La torrencial voz de Alma, una joven que se siente vieja antes de tiempo, arrasa con todo lo que examina. “Tuvimos la ilusión de la victoria en 1945, cuando en realidad fracasamos. No digo que los nazis ganaron la guerra; digo que Adolf Hitler la ganó mediante su suicido, y les recomiendo que lo crean. Todavía vivimos en el cortocircuito de un solo hombre”. A Finkelstein la tesis de su personaje le suena “un poco loca”, pero no la desmiente. “Cuando mirás el mundo, te das cuenta de que el exterminio continúa en el capitalismo de masas. Cuando entrás a una gran tienda de zapatillas, hay una cosa un poco fría y extraña, como una prolongación de la deshumanización de Auschwitz”, opina la escritora. “Mi abuelo se fue de Polonia a vivir a Argentina. Murió en el año 68 acá, ni siquiera lo conocí. Escribir la novela fue una manera de conocer a mi abuelo como un espectro. La literatura es un lugar donde los muertos pueden resurgir. La última frase de El olvido es para mi abuelo: ‘¡Recuerda, abuelo, qué hermoso era! No te lo suplico no te decepciones’. Le estoy diciendo a mi abuelo muerto que el mundo en el que vivimos ahora es horrible, pero no hay que desesperarse. En mi cabeza, mi abuelo simboliza el infinito, la eternidad. Espero que el libro pueda trascender porque esa es la razón por la que escribo. Quizá sea una estupidez porque todo va a desaparecer en un millón de años o en diez años, pero tengo la voluntad o el deseo de escribir algo que nunca desaparezca. El arte de la literatura refleja un momento del pensamiento; es extraordinario y maravilloso que doscientos años después leas un pasaje de un libro y puedas meterte en la cabeza de un personaje”.

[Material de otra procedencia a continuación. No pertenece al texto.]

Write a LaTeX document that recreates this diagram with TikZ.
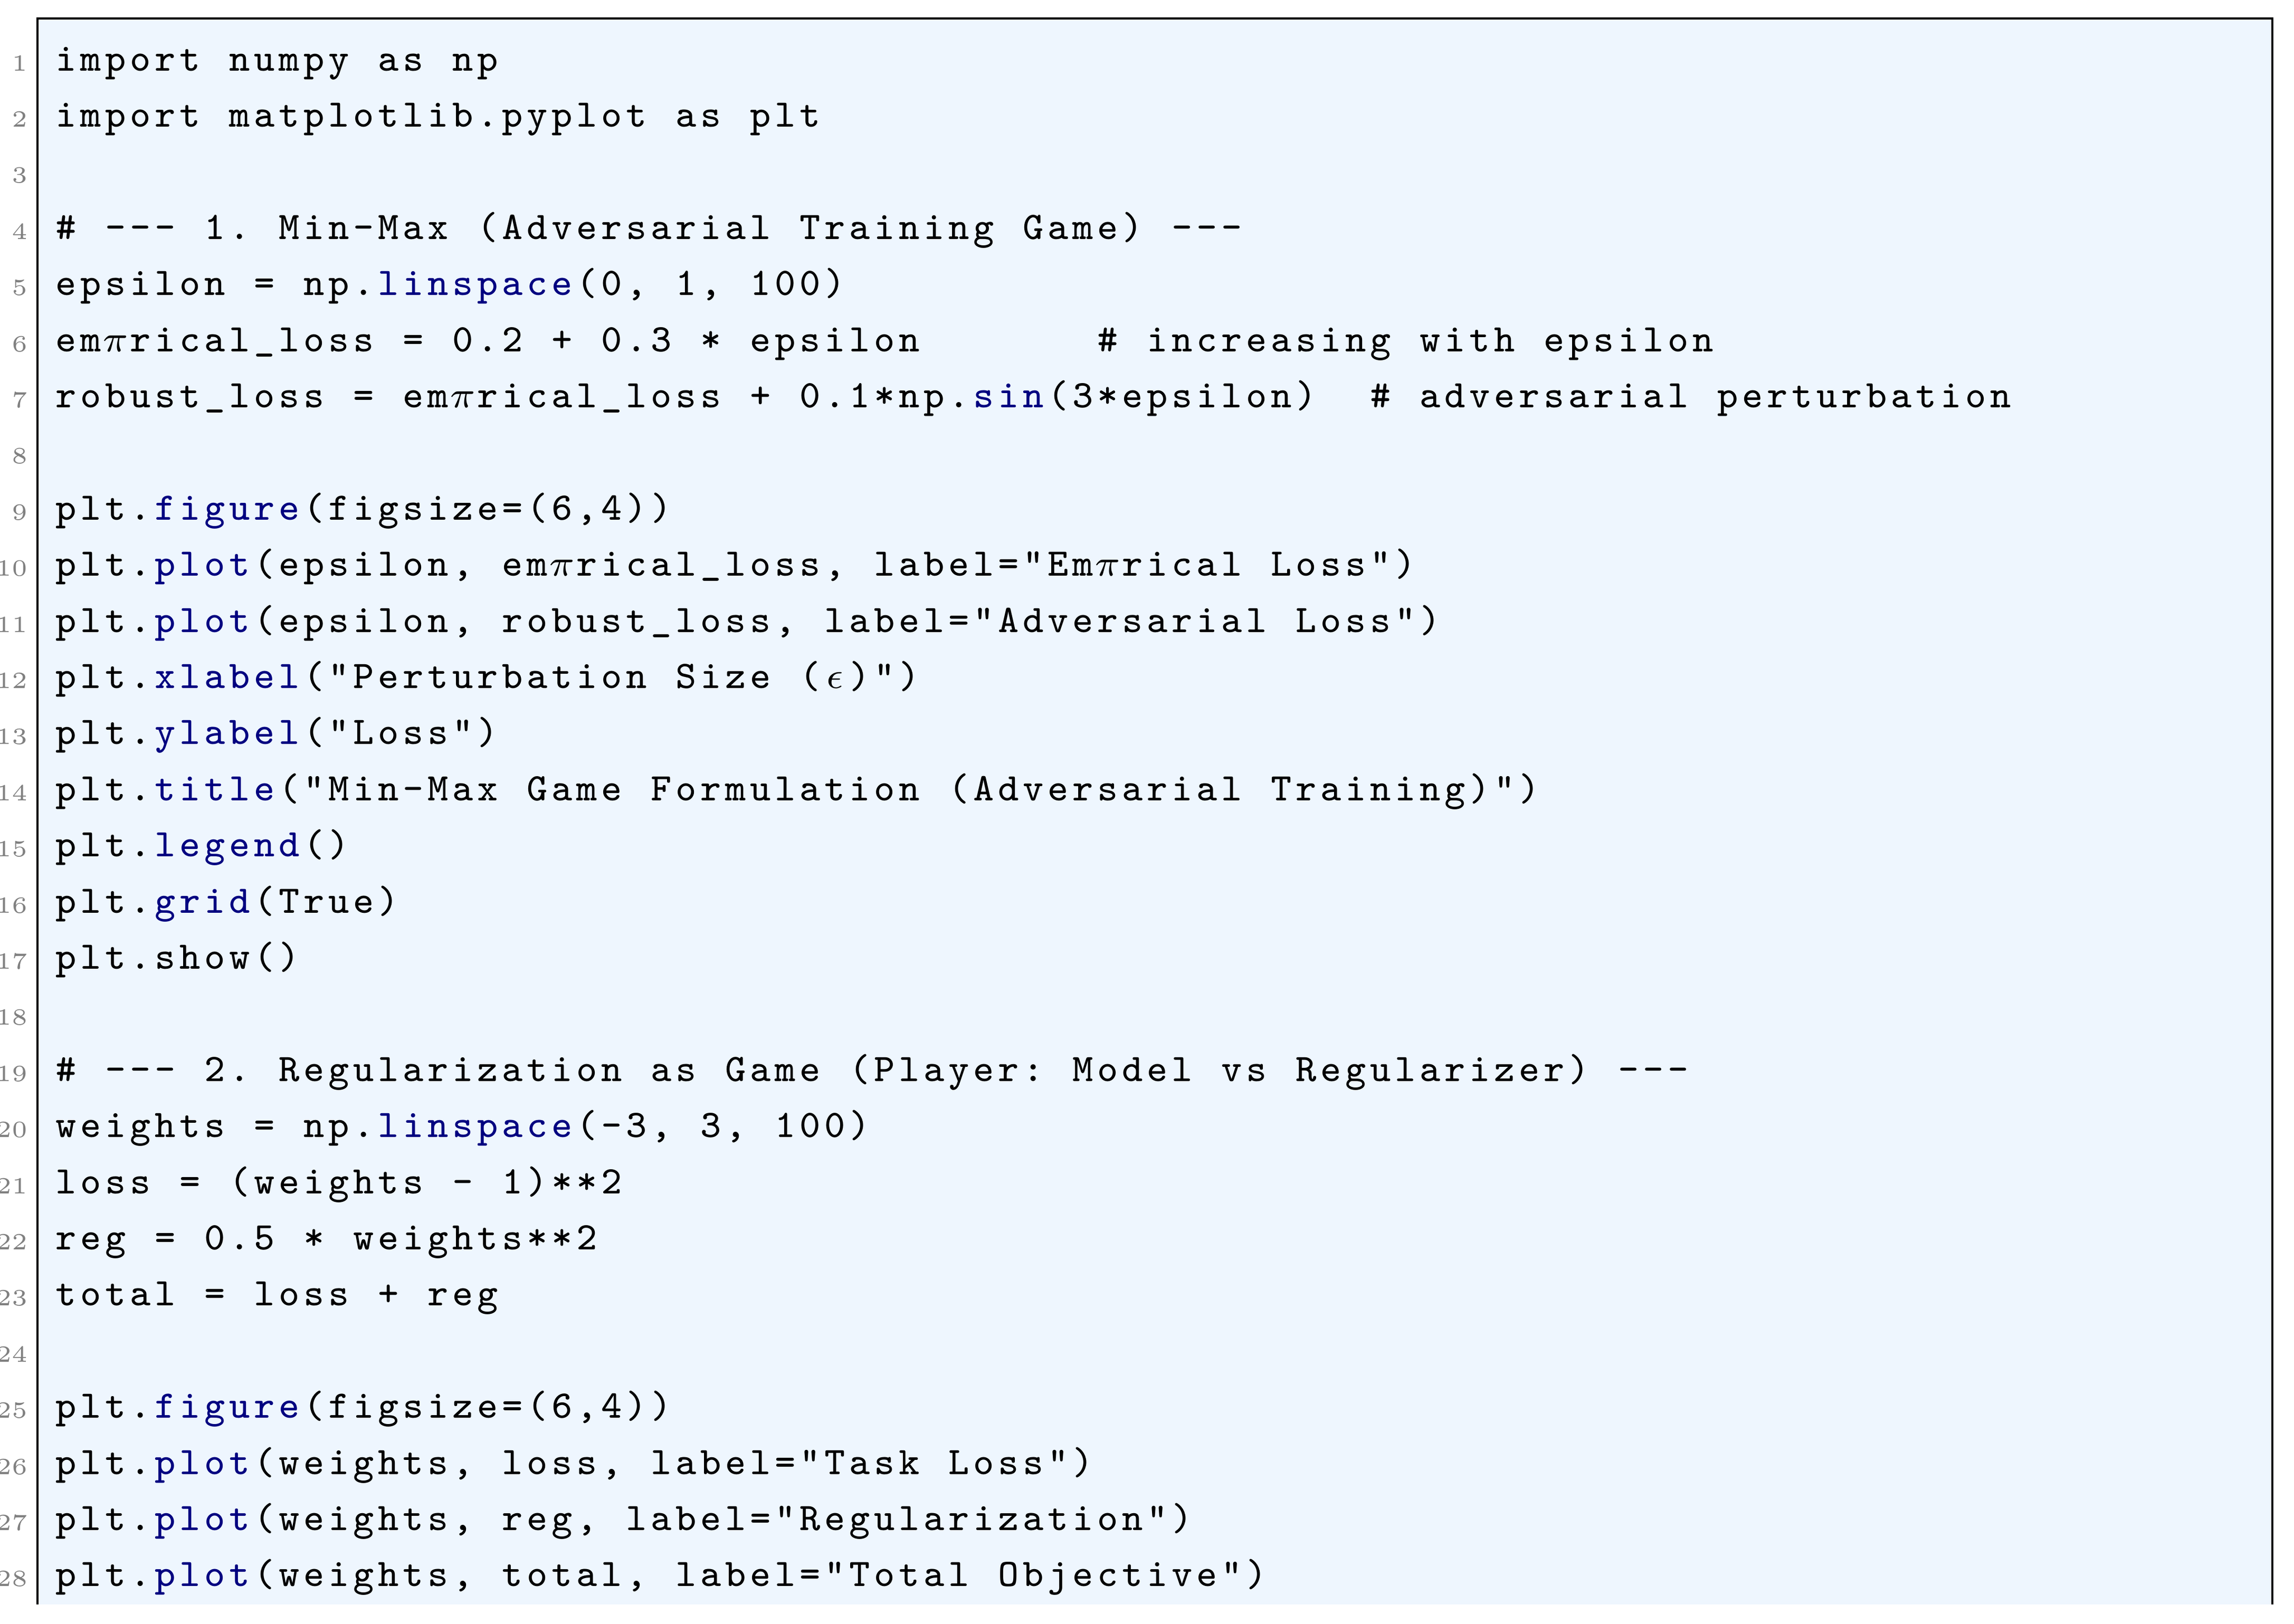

Finkelstein advierte que no está a gusto en ninguna parte. “Sólo cuando escribo me siento en casa. Escribir es como tocar un nervio. Me gusta decir que soy una escéptica dogmática. Yo sé solo cuando escribo, pero no es un saber teórico, es como una iluminación”, explica la escritora y comenta que está escribiendo una novela que tiene como tema el terrorismo en Francia. “No vimos nada todavía, lo peor está por venir. El terrorismo es la nueva forma de la guerra, pero el mal no está siempre donde pensamos que está. Quiero hacer un paralelismo entre el terrorista y la víctima. El islamismo radical es hijo del capitalismo americano. Estados Unidos produjo un virus que se volvió en su contra”. Y sonríe suavemente, Frederika, como hilvanando en el gesto una idea que no quiere concluir. Que sigue abierta a la especulación. “El silencio a veces es más interesante que el decir. Escribir para mí es como ganarle al tiempo. Me siento más viva escribiendo”.